Maria Josepha Reiter (23 December 1911 – 28 July 1992), known as "Mimi" or "Mitzi", was associated romantically with Adolf Hitler in the late 1920s. She told her story to the German periodical Stern in 1959.

==Early life==
Reiter was the daughter of an official of the Social Democratic Party in Berchtesgaden.

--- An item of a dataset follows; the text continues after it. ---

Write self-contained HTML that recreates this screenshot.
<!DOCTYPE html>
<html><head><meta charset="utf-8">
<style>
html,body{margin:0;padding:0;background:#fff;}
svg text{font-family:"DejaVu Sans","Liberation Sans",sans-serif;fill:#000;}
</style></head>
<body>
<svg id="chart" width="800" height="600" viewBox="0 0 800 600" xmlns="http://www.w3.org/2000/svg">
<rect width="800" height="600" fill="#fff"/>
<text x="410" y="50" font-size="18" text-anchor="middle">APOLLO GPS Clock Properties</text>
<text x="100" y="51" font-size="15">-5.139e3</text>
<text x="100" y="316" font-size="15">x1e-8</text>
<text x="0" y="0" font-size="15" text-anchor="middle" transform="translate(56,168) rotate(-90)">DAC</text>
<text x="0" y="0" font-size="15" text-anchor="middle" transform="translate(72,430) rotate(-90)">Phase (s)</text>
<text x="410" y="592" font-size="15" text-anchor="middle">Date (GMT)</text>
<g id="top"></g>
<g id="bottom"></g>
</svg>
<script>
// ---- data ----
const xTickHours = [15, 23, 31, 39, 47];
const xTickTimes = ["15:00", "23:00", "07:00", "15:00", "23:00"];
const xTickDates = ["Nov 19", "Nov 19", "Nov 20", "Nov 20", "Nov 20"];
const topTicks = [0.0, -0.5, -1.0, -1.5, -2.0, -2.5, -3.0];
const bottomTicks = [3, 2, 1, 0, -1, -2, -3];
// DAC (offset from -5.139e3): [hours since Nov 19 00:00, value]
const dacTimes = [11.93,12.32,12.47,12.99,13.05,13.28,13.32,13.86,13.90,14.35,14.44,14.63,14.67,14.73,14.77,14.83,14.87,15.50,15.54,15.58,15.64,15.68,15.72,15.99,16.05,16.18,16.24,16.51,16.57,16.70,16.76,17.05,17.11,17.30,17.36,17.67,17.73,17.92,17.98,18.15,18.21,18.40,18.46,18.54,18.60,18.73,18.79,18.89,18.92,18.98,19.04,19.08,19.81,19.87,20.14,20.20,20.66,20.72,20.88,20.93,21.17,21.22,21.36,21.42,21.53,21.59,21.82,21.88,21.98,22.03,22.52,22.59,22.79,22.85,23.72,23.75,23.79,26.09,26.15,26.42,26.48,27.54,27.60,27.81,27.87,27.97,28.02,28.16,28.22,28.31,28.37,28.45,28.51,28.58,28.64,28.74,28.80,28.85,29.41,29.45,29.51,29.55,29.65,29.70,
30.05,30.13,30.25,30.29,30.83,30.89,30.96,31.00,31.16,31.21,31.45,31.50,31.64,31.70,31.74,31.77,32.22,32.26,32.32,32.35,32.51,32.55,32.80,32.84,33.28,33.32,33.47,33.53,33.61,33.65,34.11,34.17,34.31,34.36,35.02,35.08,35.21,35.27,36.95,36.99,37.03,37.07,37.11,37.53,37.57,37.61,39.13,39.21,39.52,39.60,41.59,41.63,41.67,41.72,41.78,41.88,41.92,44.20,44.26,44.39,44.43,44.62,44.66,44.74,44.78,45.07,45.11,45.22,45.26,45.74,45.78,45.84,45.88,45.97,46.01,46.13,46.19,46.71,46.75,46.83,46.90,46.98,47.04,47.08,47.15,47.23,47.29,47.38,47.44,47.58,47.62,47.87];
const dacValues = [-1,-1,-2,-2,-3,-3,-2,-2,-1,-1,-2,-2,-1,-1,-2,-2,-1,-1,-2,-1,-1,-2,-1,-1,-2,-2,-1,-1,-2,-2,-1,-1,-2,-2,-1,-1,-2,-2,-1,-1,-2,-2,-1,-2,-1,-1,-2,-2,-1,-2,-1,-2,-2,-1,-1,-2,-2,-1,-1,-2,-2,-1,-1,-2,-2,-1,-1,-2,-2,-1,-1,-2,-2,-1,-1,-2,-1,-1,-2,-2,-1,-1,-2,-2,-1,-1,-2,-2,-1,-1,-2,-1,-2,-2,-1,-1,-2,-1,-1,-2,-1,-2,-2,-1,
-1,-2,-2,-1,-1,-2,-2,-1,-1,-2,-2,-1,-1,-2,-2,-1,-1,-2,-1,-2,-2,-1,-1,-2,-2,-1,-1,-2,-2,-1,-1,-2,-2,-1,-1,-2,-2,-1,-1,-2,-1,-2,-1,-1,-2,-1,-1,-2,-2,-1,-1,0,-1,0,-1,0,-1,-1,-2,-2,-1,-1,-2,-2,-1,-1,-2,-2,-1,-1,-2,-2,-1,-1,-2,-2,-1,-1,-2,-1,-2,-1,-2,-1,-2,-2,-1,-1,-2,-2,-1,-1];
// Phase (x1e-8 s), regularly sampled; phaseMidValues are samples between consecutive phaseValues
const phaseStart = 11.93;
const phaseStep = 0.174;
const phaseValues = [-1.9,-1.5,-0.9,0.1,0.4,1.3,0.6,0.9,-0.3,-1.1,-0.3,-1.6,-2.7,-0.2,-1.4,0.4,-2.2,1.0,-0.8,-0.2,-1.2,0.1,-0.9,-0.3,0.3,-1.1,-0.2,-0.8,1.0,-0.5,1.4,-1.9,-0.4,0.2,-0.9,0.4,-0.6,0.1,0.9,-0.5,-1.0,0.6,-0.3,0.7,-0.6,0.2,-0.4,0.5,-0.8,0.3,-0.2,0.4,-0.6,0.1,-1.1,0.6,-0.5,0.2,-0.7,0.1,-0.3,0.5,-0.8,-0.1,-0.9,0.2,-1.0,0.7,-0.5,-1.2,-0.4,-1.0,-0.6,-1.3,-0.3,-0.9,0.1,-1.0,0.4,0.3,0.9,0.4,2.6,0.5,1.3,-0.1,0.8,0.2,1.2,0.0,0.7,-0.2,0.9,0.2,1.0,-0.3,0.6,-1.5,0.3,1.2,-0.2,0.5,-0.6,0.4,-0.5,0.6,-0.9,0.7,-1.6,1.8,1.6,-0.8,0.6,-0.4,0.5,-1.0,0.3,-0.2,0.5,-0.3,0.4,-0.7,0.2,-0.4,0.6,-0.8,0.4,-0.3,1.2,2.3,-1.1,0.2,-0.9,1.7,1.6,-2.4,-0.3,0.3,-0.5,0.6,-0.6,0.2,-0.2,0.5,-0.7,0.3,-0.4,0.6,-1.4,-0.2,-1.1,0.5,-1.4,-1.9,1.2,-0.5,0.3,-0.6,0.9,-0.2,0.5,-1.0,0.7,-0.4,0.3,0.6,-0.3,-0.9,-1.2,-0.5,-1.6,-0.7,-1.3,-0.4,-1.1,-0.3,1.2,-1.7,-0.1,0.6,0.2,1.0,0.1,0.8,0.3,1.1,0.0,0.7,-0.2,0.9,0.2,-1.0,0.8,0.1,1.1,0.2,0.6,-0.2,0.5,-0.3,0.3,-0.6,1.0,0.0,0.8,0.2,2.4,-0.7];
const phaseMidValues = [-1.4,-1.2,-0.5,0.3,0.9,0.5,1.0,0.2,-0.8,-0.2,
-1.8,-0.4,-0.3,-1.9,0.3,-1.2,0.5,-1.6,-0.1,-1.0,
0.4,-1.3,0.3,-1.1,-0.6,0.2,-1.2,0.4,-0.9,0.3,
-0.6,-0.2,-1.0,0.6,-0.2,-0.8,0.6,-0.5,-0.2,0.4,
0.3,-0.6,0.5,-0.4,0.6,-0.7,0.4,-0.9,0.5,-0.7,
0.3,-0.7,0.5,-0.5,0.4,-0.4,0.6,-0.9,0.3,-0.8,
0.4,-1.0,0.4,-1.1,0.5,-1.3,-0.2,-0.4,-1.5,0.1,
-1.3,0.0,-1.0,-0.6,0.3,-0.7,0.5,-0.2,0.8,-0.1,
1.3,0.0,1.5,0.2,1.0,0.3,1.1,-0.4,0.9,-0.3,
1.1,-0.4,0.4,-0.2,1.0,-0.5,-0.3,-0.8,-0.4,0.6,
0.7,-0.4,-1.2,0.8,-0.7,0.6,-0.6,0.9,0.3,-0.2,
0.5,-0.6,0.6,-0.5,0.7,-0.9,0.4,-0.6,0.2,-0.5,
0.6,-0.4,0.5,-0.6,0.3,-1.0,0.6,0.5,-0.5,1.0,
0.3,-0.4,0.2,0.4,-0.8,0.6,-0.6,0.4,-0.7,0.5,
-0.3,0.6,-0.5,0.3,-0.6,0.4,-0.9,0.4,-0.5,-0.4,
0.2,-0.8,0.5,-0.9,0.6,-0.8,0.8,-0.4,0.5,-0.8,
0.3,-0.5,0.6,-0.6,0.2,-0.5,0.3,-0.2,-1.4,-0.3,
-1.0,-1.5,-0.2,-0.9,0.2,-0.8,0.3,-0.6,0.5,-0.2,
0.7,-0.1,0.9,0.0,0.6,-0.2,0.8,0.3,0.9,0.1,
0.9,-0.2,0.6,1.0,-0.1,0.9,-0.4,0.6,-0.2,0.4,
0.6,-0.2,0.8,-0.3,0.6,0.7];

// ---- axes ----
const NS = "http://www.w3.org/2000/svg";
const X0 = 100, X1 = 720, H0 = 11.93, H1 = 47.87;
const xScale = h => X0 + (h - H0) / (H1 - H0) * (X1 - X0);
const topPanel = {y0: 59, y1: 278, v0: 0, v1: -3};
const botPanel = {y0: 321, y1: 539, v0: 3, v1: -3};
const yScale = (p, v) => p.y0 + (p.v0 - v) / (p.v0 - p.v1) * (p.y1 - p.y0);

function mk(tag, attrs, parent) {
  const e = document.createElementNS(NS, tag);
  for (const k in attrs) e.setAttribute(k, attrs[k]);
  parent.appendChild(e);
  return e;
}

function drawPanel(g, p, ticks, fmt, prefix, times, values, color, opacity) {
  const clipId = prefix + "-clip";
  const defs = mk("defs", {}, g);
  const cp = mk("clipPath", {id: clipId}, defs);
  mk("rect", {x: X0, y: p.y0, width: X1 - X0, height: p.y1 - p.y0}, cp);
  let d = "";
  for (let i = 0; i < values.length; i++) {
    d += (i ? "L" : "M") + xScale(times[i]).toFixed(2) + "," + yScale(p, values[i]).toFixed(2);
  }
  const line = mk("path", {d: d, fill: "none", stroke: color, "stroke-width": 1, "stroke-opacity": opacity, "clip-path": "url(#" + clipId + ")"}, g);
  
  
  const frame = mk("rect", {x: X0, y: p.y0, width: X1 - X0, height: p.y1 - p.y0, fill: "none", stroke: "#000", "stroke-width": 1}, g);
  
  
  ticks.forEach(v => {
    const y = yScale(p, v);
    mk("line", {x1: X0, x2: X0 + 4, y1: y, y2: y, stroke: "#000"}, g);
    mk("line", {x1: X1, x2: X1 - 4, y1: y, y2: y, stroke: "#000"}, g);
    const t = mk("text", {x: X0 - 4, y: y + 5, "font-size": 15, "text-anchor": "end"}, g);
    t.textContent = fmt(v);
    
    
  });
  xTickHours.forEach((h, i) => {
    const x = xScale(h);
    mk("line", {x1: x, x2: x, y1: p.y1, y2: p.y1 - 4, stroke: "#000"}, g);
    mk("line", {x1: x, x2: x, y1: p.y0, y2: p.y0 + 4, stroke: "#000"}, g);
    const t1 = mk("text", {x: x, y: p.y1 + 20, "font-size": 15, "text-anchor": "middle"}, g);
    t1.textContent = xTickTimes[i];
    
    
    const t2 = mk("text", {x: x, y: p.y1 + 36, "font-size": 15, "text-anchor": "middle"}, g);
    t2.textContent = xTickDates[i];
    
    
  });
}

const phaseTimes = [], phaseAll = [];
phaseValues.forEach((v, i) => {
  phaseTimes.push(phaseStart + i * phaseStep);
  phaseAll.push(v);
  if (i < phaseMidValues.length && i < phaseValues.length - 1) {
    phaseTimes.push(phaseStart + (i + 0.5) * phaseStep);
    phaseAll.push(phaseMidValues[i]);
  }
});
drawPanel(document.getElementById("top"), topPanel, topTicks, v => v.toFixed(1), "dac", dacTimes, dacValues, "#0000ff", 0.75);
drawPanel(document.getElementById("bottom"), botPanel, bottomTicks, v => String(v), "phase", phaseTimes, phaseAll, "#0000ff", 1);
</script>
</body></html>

==Relationship with Adolf Hitler==
Hitler met Reiter when she was working in a shop in Obersalzberg, one of Hitler's favourite retreats. According to Reiter's own account, the 37-year-old Hitler became friendly with the 16-year-old girl, grooming her before he asked her out. At the end of the evening, he made a "coarse" sexual advance toward her, which she rejected, but he did coerce her into kissing. They had a number of other dates during which Hitler was increasingly emotionally manipulative. According to the Stern article, Hitler "told her that he wanted her to be his wife, to found a family with her, to have blonde children, but at the moment he had not the time to think of such things. Repeatedly Hitler spoke of his duty, his mission." He told her to wait for him and that they would live together. After this declaration, Hitler ignored her and broke up the liaison. This plunged her into depression. In 1928 while in despair, she attempted to hang herself, but her brother-in-law found her and saved her life.

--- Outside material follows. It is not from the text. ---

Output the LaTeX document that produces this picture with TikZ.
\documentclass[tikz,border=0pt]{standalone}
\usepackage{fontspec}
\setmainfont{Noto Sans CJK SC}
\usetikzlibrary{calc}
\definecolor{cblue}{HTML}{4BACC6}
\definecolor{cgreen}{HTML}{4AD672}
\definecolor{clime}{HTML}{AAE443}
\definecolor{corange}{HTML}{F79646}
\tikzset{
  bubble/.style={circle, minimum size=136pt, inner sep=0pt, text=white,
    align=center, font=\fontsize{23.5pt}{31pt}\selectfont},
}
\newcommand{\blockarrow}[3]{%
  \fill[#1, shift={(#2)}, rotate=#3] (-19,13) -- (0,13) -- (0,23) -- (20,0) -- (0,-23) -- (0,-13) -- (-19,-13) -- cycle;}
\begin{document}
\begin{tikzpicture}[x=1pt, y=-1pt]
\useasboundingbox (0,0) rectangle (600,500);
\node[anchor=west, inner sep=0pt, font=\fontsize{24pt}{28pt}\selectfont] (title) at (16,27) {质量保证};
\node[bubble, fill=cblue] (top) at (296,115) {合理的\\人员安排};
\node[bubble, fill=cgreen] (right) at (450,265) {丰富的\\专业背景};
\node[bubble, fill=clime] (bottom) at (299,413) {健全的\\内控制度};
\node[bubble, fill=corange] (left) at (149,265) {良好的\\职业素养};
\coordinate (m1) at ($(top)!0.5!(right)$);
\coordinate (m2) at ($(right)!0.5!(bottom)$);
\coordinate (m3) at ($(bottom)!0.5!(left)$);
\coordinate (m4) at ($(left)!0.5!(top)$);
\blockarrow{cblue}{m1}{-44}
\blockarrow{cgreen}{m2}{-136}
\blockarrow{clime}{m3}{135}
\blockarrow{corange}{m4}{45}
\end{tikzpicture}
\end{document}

After this episode, Reiter gave up on Hitler and married local hotelkeeper Ferdinand Woldrich. The marriage was not a success and in 1931 Reiter left her husband. After a visit from Rudolf Hess convinced her of Hitler's continuing interest in her, she travelled to Munich to see Hitler once more. Reiter stated that she spent the night with Hitler and that "I let everything happen. I had never been so happy as I was that night". Hitler suggested that she remain in Munich as his lover, but Reiter wanted marriage. Hitler was concerned that a relationship with a woman who had left her husband would be politically damaging to him, so the couple parted. Nevertheless, Hitler directed his personal lawyer Hans Frank to handle her divorce.

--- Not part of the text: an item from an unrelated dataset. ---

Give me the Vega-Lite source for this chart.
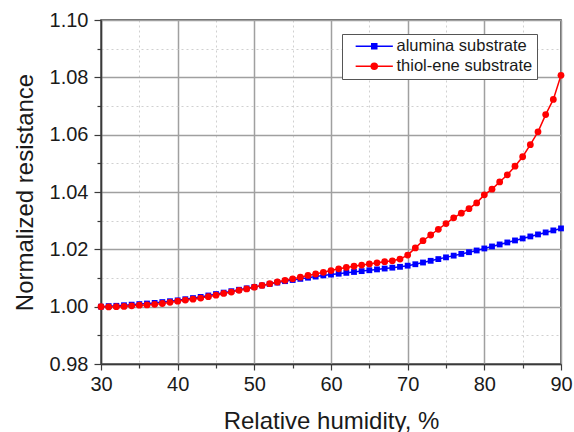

In 1934, after Hitler's rise to power, Reiter met him once more and he again asked her to become his lover. Again she refused. This led to an argument in which Hitler reiterated that he could not marry or have children because he had a "big mission" to fulfill. Eventually, she married SS-Hauptsturmführer Georg Kubisch in 1936. Hitler congratulated Kubisch on his marriage at an assembly of the SS in Munich. Their last meeting was in 1938, when, according to Reiter, Hitler expressed dissatisfaction with his relationship with Eva Braun. Kubisch was killed in 1940 during the Battle of Dunkirk, after which Hitler sent Reiter 100 red roses.

The details of Reiter's story about their physical relationship cannot be confirmed, though the fact that Hitler was in love with her was asserted by his sister Paula, who stated that she was the only woman who might have curbed his destructive impulses. Further, two letters dating from April 1945 by Reiter to Hitler were found after the war. They were "written in affectionate terms" and suggest intimacy by the words used.